Handbag maker Coach Inc's quarterly sales rose for the first time in 10 quarters, helped by the acquisition of luxury shoe brand Stuart Weitzman and strong demand in Europe and China.

Shares of the company, which also reported a better-than-expected quarterly profit, rose 4.4 percent to $31.68 in premarket trading on Tuesday.

Coach Inc.


Coach, founded in a Manhattan loft in 1941, said sales from international markets rose 4 percent to $437 million in the second quarter ended Dec. 26, helped by strong demand in Japan, Mainland China and Europe.

"The company deserves credit for its continued growth in China; a result that has bucked the trend of many rival brands which have suffered from the economic slowdown in the country," Conlumino retail analyst Håkon Helgesen said.

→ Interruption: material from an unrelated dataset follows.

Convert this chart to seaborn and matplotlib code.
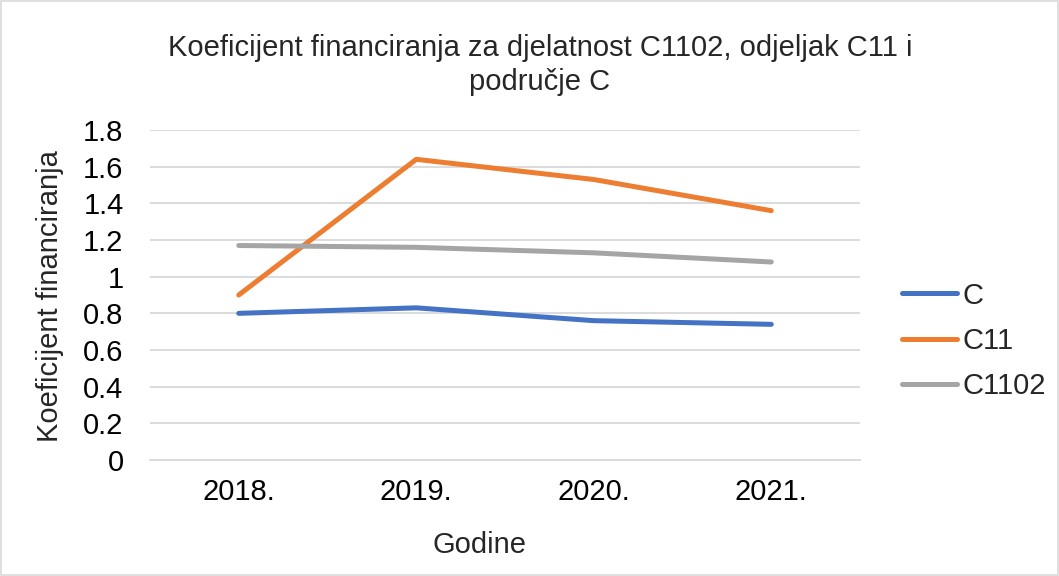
import pandas as pd
import matplotlib
matplotlib.use('Agg')
import matplotlib.pyplot as plt
import seaborn as sns

years = ['2018.', '2019.', '2020.', '2021.']
c_values = [0.80, 0.83, 0.76, 0.74]
c11_values = [0.90, 1.64, 1.53, 1.36]
c1102_values = [1.17, 1.16, 1.13, 1.08]
series_names = ['C', 'C11', 'C1102']
colors = ['#4472C4', '#ED7D31', '#A5A5A5']

sns.set_style('white')
plt.rcParams['font.family'] = ['Liberation Sans', 'DejaVu Sans']

data = pd.DataFrame({
    'Godina': years * 3,
    'Vrijednost': c_values + c11_values + c1102_values,
    'Serija': [s for s in series_names for _ in years],
})

fig = plt.figure(figsize=(10.59, 5.76), dpi=100)
ax = fig.add_axes([150 / 1059, 1 - 460 / 576, 710 / 1059, 330 / 576])

sns.lineplot(data=data, x='Godina', y='Vrijednost', hue='Serija',
             palette=colors, linewidth=3.6, ax=ax, legend=True)

ax.set_xlim(-0.5, 3.5)
ax.set_ylim(0, 1.8)
ax.set_yticks([0, 0.2, 0.4, 0.6, 0.8, 1.0, 1.2, 1.4, 1.6, 1.8])
ax.set_yticklabels(['0', '0.2', '0.4', '0.6', '0.8', '1', '1.2', '1.4', '1.6', '1.8'])
ax.yaxis.grid(True, color='#D9D9D9', linewidth=1.3)
ax.set_axisbelow(True)
for side in ['top', 'right', 'left']:
    ax.spines[side].set_visible(False)
ax.spines['bottom'].set_color('#D9D9D9')
ax.spines['bottom'].set_linewidth(1.3)
ax.tick_params(axis='both', length=0, labelsize=21, colors='black')
ax.tick_params(axis='y', pad=19)
ax.tick_params(axis='x', pad=13)

ax.set_xlabel('')
ax.set_ylabel('')
fig.text(480 / 1059, 1 - 545 / 576, 'Godine', ha='center', va='center', fontsize=21)
fig.text(50 / 1059, 1 - 296 / 576, 'Koeficijent financiranja', ha='center', va='center',
         rotation=90, fontsize=21)
fig.text(540 / 1059, 1 - 65 / 576,
         'Koeficijent financiranja za djelatnost C1102, odjeljak C11 i\npodručje C',
         ha='center', va='center', fontsize=21, linespacing=1.3)

handles, labels = ax.get_legend_handles_labels()
ax.legend(handles, labels, loc='center left', bbox_to_anchor=(887 / 1059, 1 - 341 / 576),
          bbox_transform=fig.transFigure, frameon=False, fontsize=21,
          handlelength=1.9, handletextpad=0.2, labelspacing=0.6, borderpad=0)

fig.patches.append(plt.Rectangle((0.001, 0.001), 0.998, 0.997, transform=fig.transFigure,
                                 fill=False, edgecolor='#D9D9D9', linewidth=1.2))

fig.savefig('out.png', dpi=100)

Helgesen said the strong performance in international markets perhaps underlined the more premium status of the Coach brand across regions where it is more immature and is not seen as being ubiquitous.

Coach, which bought Stuart Weitzman Holdings LLC for about $574 million last year, said strong demand for boots in the United States helped the brand post sales of $94 million in the holiday quarter.

Stuart Weitzman, whose shoes are endorsed by supermodel Gisele Bundchen, had 60 retail outlets across the world as of Dec. 26.

Coach raised its sales forecast for Stuart Weitzman by $5 million to $340 million for 2016.

The company also said it was raising its full-year operating income forecast based on the second-quarter results, but did not provide details.

Sales at established stores for the Coach brand in North America fell 4 percent, including online sales.

Analysts on average had expected a decline of 4.1 percent, according to research firm Consensus Metrix.

Net sales rose 4.5 percent to $1.273 billion.

Coach's net income fell 7.3 percent to $170.1 million, or 61 cents per share. Excluding items, the company earned 68 cents per share.

Analysts on average had expected a profit of 66 cents per share and revenue of $1.276 billion, according to Thomson Reuters I/B/E/S.